# Goal of the exercise:
Write out the data below in full, unchanged, minus the images.

-- BEGIN Supplied data --

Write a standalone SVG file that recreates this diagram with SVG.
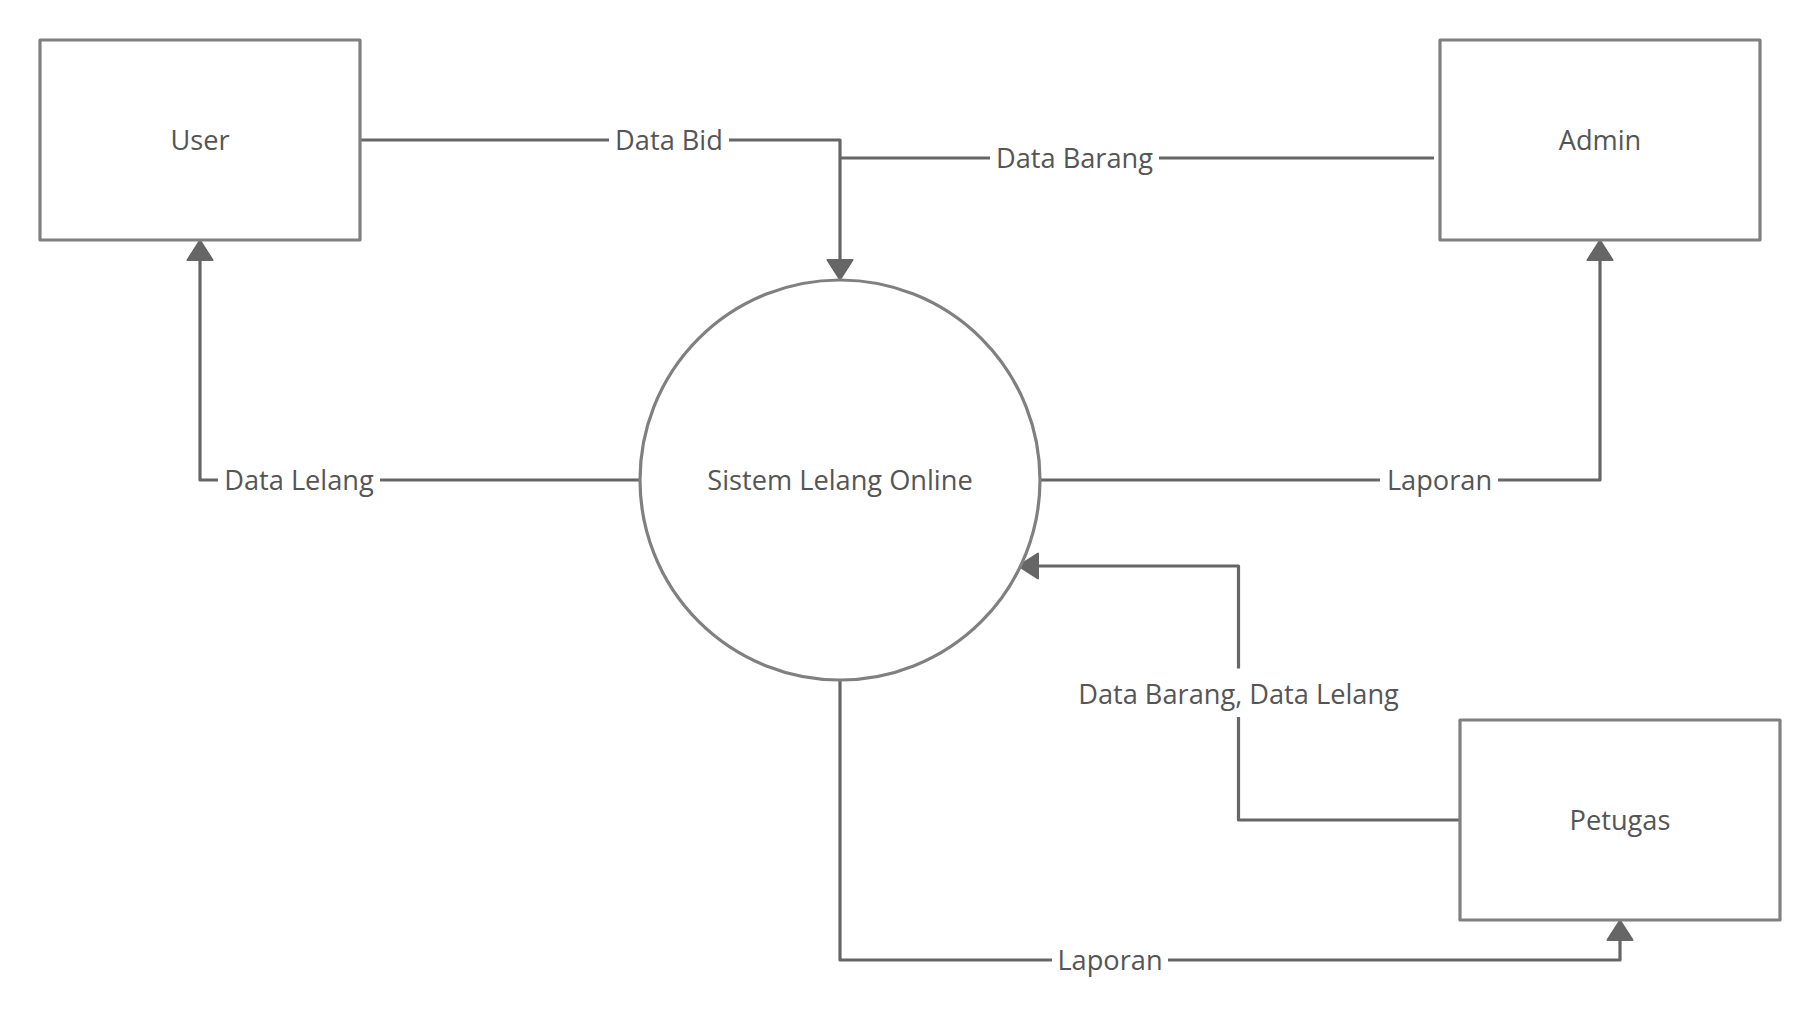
<svg xmlns="http://www.w3.org/2000/svg" width="1820" height="1018" viewBox="0 0 1820 1018">
  <style>
    .box { fill: #ffffff; stroke: #808080; stroke-width: 3.2; stroke-linejoin: round; }
    .proc { fill: #ffffff; stroke: #808080; stroke-width: 3.2; }
    .conn { fill: none; stroke: #666666; stroke-width: 3.2; stroke-linejoin: round; }
    .lblbg { fill: #ffffff; stroke: none; }
    .txt { font-family: "Open Sans", "Noto Sans", "Liberation Sans", sans-serif; font-size: 27.2px; fill: #555555; text-anchor: middle; }
  </style>
  <defs>
    <marker id="arrow" viewBox="0 0 22 28" refX="1" refY="14" markerWidth="22" markerHeight="28" markerUnits="userSpaceOnUse" orient="auto">
      <path d="M1,1.5 L20.5,14 L1,26.5 Z" fill="#666666" stroke="#666666" stroke-width="2" stroke-linejoin="round"/>
    </marker>
  </defs>
  <rect width="1820" height="1018" fill="#ffffff"/>

  <g id="connectors">
    <path id="c-databid" class="conn" d="M360,140 H840 V260" marker-end="url(#arrow)"/>
    <path id="c-databarang" class="conn" d="M1434,158 H840"/>
    <path id="c-datalelang" class="conn" d="M640,480 H200 V260" marker-end="url(#arrow)"/>
    <path id="c-laporan-admin" class="conn" d="M1040,480 H1600 V260" marker-end="url(#arrow)"/>
    <path id="c-petugas" class="conn" d="M1459,820 H1238.5 V566 H1038" marker-end="url(#arrow)"/>
    <path id="c-laporan-petugas" class="conn" d="M840,680 V960 H1620 V940" marker-end="url(#arrow)"/>

    <g id="labels">
      <rect class="lblbg" x="609" y="125" width="120" height="30"/>
      <text class="txt" x="669" y="149.7">Data Bid</text>
      <rect class="lblbg" x="990" y="143" width="169" height="30"/>
      <text class="txt" x="1074.5" y="167.7">Data Barang</text>
      <rect class="lblbg" x="218" y="465" width="162" height="30"/>
      <text class="txt" x="299" y="489.7">Data Lelang</text>
      <rect class="lblbg" x="1380" y="465" width="118" height="30"/>
      <text class="txt" x="1439.5" y="489.7">Laporan</text>
      <rect class="lblbg" x="1052" y="945" width="116" height="30"/>
      <text class="txt" x="1110" y="969.7">Laporan</text>
      <rect class="lblbg" x="1070" y="668.5" width="337" height="48.5"/>
      <text class="txt" x="1238.5" y="704">Data Barang, Data Lelang</text>
    </g>
  </g>

  <g id="node-user">
    <rect class="box" x="40" y="40" width="320" height="200"/>
    <text class="txt" x="200" y="149.7">User</text>
  </g>
  <g id="node-admin">
    <rect class="box" x="1440" y="40" width="320" height="200"/>
    <text class="txt" x="1600" y="149.7">Admin</text>
  </g>
  <g id="node-petugas">
    <rect class="box" x="1460" y="720" width="320" height="200"/>
    <text class="txt" x="1620" y="829.7">Petugas</text>
  </g>
  <g id="node-sistem">
    <circle class="proc" cx="840" cy="480" r="200"/>
    <text class="txt" x="840" y="489.7">Sistem Lelang Online</text>
  </g>
</svg>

-- END Supplied data --

# Reply to the task:
Write a standalone SVG file that recreates this diagram with SVG.
<svg xmlns="http://www.w3.org/2000/svg" width="1820" height="1018" viewBox="0 0 1820 1018">
  <style>
    .box { fill: #ffffff; stroke: #808080; stroke-width: 3.2; stroke-linejoin: round; }
    .proc { fill: #ffffff; stroke: #808080; stroke-width: 3.2; }
    .conn { fill: none; stroke: #666666; stroke-width: 3.2; stroke-linejoin: round; }
    .lblbg { fill: #ffffff; stroke: none; }
    .txt { font-family: "Open Sans", "Noto Sans", "Liberation Sans", sans-serif; font-size: 27.2px; fill: #555555; text-anchor: middle; }
  </style>
  <defs>
    <marker id="arrow" viewBox="0 0 22 28" refX="1" refY="14" markerWidth="22" markerHeight="28" markerUnits="userSpaceOnUse" orient="auto">
      <path d="M1,1.5 L20.5,14 L1,26.5 Z" fill="#666666" stroke="#666666" stroke-width="2" stroke-linejoin="round"/>
    </marker>
  </defs>
  <rect width="1820" height="1018" fill="#ffffff"/>

  <g id="connectors">
    <path id="c-databid" class="conn" d="M360,140 H840 V260" marker-end="url(#arrow)"/>
    <path id="c-databarang" class="conn" d="M1434,158 H840"/>
    <path id="c-datalelang" class="conn" d="M640,480 H200 V260" marker-end="url(#arrow)"/>
    <path id="c-laporan-admin" class="conn" d="M1040,480 H1600 V260" marker-end="url(#arrow)"/>
    <path id="c-petugas" class="conn" d="M1459,820 H1238.5 V566 H1038" marker-end="url(#arrow)"/>
    <path id="c-laporan-petugas" class="conn" d="M840,680 V960 H1620 V940" marker-end="url(#arrow)"/>

    <g id="labels">
      <rect class="lblbg" x="609" y="125" width="120" height="30"/>
      <text class="txt" x="669" y="149.7">Data Bid</text>
      <rect class="lblbg" x="990" y="143" width="169" height="30"/>
      <text class="txt" x="1074.5" y="167.7">Data Barang</text>
      <rect class="lblbg" x="218" y="465" width="162" height="30"/>
      <text class="txt" x="299" y="489.7">Data Lelang</text>
      <rect class="lblbg" x="1380" y="465" width="118" height="30"/>
      <text class="txt" x="1439.5" y="489.7">Laporan</text>
      <rect class="lblbg" x="1052" y="945" width="116" height="30"/>
      <text class="txt" x="1110" y="969.7">Laporan</text>
      <rect class="lblbg" x="1070" y="668.5" width="337" height="48.5"/>
      <text class="txt" x="1238.5" y="704">Data Barang, Data Lelang</text>
    </g>
  </g>

  <g id="node-user">
    <rect class="box" x="40" y="40" width="320" height="200"/>
    <text class="txt" x="200" y="149.7">User</text>
  </g>
  <g id="node-admin">
    <rect class="box" x="1440" y="40" width="320" height="200"/>
    <text class="txt" x="1600" y="149.7">Admin</text>
  </g>
  <g id="node-petugas">
    <rect class="box" x="1460" y="720" width="320" height="200"/>
    <text class="txt" x="1620" y="829.7">Petugas</text>
  </g>
  <g id="node-sistem">
    <circle class="proc" cx="840" cy="480" r="200"/>
    <text class="txt" x="840" y="489.7">Sistem Lelang Online</text>
  </g>
</svg>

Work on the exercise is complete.